Written request: Below are entries. Give back exactly the lines from the one containing "Convert this chart" through the one containing "from statistics import NormalDist", inclusive, without the pictures.

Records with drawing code
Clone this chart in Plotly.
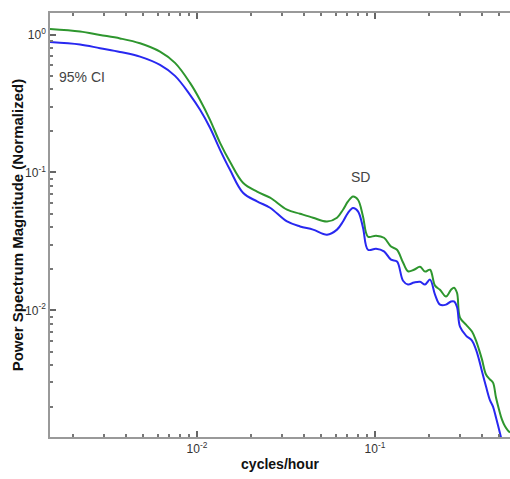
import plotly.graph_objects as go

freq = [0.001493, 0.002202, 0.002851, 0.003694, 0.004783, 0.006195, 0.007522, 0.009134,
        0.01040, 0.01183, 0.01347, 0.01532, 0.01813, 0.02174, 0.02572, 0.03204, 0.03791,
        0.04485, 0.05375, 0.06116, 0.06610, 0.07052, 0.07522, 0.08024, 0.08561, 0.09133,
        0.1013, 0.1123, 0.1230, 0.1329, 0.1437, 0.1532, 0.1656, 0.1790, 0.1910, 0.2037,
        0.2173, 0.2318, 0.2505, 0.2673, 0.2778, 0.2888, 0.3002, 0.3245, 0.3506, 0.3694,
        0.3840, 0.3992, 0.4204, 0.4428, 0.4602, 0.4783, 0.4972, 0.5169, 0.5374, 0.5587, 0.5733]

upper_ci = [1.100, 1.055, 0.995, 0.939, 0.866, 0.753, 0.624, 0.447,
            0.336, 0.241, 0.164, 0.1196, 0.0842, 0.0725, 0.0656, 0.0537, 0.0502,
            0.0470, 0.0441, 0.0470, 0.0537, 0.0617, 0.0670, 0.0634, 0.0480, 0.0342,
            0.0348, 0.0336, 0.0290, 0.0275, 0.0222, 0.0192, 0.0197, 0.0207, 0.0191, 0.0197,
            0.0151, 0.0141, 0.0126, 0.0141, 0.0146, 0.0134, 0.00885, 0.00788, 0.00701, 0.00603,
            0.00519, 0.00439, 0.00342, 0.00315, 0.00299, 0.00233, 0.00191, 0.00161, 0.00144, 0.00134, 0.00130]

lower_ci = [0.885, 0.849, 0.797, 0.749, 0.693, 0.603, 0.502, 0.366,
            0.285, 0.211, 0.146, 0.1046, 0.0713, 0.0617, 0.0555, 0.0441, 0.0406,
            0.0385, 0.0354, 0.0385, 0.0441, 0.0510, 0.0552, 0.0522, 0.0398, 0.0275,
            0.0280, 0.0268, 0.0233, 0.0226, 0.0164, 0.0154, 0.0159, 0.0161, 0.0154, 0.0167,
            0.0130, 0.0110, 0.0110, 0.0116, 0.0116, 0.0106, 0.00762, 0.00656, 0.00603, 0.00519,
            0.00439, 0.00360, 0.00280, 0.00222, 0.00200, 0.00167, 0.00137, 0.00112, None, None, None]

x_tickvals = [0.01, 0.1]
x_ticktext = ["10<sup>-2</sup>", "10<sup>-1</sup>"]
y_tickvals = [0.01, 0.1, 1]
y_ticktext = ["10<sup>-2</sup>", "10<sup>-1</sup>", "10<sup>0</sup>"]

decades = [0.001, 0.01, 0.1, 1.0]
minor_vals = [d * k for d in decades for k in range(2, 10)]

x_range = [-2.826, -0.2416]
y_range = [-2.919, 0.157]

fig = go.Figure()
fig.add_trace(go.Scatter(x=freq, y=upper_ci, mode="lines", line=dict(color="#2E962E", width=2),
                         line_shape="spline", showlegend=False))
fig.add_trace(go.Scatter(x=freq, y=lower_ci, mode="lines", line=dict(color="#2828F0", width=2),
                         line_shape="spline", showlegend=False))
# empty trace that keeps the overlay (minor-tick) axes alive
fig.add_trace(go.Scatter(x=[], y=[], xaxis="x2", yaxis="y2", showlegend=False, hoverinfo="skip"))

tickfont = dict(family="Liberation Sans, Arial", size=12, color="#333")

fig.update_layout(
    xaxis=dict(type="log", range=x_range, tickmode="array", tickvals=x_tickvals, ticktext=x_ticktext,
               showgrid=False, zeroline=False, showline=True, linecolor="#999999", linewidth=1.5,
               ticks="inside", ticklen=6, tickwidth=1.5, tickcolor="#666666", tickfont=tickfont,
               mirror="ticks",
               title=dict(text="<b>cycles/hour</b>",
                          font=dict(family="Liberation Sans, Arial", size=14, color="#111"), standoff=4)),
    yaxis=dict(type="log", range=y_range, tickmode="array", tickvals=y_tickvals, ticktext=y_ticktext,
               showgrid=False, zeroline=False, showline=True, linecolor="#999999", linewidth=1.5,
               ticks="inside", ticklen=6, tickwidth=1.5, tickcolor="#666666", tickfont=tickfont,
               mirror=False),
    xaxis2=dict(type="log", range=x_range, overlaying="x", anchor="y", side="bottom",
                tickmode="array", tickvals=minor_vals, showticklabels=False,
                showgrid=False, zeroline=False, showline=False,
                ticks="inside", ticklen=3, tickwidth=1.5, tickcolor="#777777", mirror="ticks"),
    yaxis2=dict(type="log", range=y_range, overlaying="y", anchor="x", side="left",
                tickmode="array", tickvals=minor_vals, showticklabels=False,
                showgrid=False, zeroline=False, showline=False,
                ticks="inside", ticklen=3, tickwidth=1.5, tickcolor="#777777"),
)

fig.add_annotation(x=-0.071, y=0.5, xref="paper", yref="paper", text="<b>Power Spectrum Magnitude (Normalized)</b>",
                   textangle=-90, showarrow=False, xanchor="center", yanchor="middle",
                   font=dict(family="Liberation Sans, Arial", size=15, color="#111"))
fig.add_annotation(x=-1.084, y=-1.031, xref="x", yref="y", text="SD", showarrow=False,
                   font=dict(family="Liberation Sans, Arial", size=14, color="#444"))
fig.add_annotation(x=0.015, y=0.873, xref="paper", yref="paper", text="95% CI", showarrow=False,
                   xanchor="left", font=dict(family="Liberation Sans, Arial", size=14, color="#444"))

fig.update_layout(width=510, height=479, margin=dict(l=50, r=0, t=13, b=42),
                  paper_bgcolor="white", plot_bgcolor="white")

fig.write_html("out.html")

--

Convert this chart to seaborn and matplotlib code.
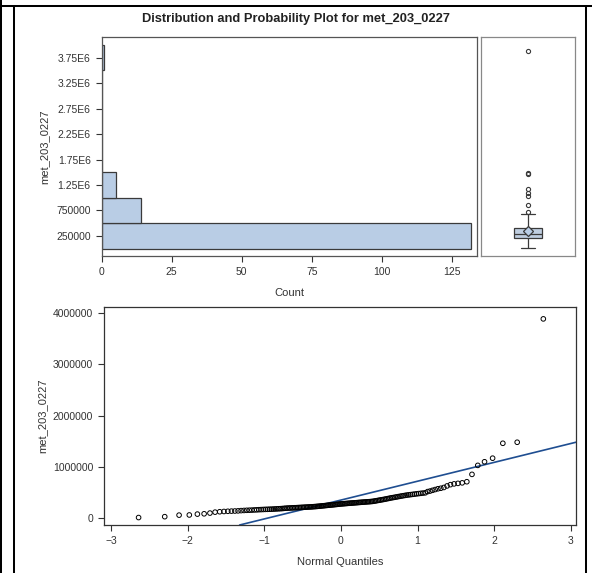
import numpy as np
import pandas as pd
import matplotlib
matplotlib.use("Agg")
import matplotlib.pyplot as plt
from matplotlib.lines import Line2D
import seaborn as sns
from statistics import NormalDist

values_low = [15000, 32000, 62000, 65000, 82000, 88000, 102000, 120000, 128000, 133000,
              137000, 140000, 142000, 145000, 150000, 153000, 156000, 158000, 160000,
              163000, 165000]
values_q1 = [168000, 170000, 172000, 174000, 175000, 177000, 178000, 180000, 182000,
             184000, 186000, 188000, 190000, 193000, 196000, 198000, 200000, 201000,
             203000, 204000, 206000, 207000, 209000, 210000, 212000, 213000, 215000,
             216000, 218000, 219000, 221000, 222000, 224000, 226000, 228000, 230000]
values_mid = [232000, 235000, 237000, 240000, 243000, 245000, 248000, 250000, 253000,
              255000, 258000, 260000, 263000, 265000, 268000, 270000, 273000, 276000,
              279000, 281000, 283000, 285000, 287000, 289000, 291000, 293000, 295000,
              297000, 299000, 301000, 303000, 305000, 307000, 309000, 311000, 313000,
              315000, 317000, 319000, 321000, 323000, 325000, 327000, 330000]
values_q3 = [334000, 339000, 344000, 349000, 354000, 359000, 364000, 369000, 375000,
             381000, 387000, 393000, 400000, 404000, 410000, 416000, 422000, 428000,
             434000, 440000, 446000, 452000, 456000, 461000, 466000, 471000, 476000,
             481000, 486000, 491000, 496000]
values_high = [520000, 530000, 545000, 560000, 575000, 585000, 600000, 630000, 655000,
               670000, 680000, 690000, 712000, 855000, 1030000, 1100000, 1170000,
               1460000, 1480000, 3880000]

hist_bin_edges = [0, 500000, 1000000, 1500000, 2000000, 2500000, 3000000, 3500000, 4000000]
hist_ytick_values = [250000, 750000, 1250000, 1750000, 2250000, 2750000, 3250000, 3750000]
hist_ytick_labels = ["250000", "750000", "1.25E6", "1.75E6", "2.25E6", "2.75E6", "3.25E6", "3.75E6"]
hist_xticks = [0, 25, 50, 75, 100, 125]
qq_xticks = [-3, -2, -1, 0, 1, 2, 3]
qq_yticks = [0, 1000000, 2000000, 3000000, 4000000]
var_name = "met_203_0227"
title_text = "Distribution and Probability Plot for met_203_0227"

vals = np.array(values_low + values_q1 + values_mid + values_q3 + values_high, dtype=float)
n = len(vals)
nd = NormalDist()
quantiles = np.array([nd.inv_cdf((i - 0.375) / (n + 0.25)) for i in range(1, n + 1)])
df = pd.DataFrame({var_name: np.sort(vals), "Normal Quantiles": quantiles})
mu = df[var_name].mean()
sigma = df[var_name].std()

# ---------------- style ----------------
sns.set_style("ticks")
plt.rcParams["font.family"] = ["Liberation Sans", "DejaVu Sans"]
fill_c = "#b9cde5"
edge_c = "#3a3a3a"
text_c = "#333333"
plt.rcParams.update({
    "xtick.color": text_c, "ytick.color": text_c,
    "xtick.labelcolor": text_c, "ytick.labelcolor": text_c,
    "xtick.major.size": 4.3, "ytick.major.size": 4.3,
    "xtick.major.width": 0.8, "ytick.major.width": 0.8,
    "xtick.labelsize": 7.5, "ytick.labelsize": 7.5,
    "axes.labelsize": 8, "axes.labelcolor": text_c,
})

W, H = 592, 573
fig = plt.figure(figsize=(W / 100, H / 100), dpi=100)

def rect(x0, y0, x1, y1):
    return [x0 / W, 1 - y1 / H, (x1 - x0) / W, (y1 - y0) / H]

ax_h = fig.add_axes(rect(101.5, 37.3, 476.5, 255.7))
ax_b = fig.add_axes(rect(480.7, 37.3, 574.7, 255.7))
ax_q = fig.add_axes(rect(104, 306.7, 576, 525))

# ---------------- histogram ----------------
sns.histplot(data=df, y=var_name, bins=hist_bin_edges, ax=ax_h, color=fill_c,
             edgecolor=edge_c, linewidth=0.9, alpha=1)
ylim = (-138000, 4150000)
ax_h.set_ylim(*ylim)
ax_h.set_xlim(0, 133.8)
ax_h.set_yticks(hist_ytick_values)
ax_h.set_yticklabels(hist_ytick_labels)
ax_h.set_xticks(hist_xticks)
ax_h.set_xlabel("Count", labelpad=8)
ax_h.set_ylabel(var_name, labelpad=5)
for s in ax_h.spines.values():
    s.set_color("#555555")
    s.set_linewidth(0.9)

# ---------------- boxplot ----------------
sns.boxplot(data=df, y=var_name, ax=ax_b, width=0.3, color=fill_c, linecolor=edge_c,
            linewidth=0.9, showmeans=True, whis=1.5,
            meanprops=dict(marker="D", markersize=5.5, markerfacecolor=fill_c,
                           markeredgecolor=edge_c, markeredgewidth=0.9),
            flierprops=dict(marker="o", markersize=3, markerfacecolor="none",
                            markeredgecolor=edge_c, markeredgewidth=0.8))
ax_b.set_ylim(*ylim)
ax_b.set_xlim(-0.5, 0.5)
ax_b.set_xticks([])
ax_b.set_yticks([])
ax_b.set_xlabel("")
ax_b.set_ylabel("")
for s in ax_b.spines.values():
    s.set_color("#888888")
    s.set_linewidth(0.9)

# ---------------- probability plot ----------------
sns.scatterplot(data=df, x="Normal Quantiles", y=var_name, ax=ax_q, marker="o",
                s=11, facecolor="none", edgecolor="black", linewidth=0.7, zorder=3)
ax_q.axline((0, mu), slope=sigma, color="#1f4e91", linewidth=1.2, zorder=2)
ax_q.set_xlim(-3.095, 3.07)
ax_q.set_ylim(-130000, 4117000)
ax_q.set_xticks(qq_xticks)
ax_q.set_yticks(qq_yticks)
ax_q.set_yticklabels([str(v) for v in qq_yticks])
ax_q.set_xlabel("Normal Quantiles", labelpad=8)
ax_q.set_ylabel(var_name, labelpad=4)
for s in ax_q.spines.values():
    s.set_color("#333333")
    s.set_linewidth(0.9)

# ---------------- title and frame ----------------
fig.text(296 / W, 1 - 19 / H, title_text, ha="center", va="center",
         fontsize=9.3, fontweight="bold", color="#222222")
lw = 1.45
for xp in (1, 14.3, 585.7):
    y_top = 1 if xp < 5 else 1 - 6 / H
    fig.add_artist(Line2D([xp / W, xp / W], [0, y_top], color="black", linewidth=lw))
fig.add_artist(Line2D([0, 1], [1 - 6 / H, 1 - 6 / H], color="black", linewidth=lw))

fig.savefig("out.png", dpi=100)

==

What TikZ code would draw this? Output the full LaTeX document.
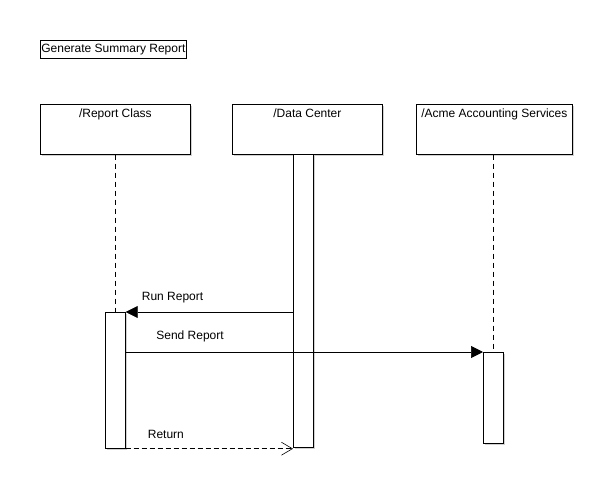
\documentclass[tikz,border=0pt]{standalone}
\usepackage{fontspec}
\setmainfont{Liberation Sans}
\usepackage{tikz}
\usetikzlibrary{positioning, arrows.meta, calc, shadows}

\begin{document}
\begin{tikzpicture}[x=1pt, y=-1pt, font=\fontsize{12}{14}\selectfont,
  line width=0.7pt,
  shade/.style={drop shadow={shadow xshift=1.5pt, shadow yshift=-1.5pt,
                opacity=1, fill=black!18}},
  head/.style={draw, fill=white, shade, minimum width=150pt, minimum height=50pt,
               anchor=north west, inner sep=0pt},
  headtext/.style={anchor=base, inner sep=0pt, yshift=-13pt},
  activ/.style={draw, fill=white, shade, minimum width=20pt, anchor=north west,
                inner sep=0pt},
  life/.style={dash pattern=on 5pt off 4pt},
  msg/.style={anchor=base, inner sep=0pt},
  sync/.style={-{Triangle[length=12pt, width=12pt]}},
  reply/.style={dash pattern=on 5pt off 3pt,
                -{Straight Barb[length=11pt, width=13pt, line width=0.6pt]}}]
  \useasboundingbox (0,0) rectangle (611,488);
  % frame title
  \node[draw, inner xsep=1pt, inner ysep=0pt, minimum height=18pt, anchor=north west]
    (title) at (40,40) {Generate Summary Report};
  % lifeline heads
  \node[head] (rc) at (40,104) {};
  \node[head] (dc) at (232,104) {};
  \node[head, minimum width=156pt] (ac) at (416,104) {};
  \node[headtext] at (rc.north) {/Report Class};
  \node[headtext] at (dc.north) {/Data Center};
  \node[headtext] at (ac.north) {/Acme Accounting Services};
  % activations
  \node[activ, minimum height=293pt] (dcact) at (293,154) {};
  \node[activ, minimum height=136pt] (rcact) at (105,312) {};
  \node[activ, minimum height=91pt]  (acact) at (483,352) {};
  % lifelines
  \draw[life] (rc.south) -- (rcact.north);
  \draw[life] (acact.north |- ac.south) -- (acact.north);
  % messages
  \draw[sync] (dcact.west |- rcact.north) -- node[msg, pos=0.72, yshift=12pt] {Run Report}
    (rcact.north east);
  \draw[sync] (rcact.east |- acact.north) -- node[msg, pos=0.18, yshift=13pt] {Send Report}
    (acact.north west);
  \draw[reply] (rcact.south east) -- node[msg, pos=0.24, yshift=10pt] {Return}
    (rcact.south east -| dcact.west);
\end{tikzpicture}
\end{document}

The reply:
Convert this chart to seaborn and matplotlib code.
import numpy as np
import pandas as pd
import matplotlib
matplotlib.use("Agg")
import matplotlib.pyplot as plt
from matplotlib.lines import Line2D
import seaborn as sns
from statistics import NormalDist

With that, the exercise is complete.